On Mon, 27 Jun 2016, Sarah Goslee wrote:

> That's not what I said, though, and it's not necessarily true. Growing
> an object within a loop _is_ a slow process, but that's not the
> problem here. The problem is using data frames instead of matrices.
> The need to manage column classes is very costly. Converting to
> matrices will almost always be enormously faster.
>
> Here's an expansion of the previous example I posted, in four parts:
> 1. do.call with data frame - very slow - 34.317 s elapsed time for
> 2000 data frames
> 2. do.call with matrix - very fast - 0.311 s elapsed
> 3. pre-allocated loop with data frame - even slower (!) - 82.162 s
> 4. pre-allocated loop with matrix - very fast - 68.009 s
>
> It matters whether the columns are converted to numeric or character,
> and the time doesn't scale linearly with list length. For a particular
> problem, the best solution may vary greatly (and I didn't even include
> packages beyond the base functionality). In general, though, using
> matrices is faster than using data frames, and using do.call is faster
> than using a pre-allocated loop, which is much faster than growing an
> object.
>
> Sarah
>
>> testsize <- 5000
>>
>> set.seed(1234)
>> testdf <- data.frame(matrix(runif(300), nrow=100, ncol=3))

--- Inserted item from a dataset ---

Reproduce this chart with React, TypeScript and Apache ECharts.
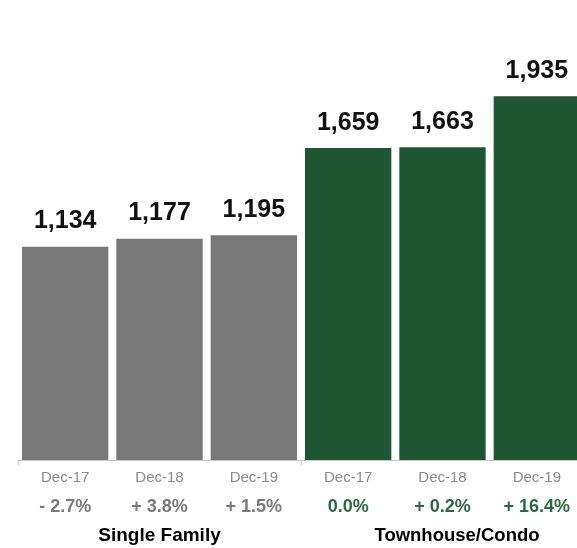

>> testdf.list <- lapply(seq_len(testsize), function(x)testdf)
>>
>> system.time(r.df <- do.call("rbind", testdf.list))
>   user  system elapsed
> 34.280   0.009  34.317
>>
>> system.time({
> + testm.list <- lapply(testdf.list, as.matrix)
> + r.m <- do.call("rbind", testm.list)
> + })
>   user  system elapsed
>  0.310   0.000   0.311
>>
>> system.time({
> + l.df <- data.frame(matrix(NA, nrow=100 * testsize, ncol=3))
> + for(i in seq_len(testsize)) {
> + start <- (i-1)*100 + 1
> + end <- i*100
> + l.df[start:end, ] <- testdf.list[[i]]
> + }
> + })
>   user  system elapsed
> 81.890   0.069  82.162
>>
>> system.time({
> + l.m <- data.frame(matrix(NA, nrow=100 * testsize, ncol=3))
> + testm.list <- lapply(testdf.list, as.matrix)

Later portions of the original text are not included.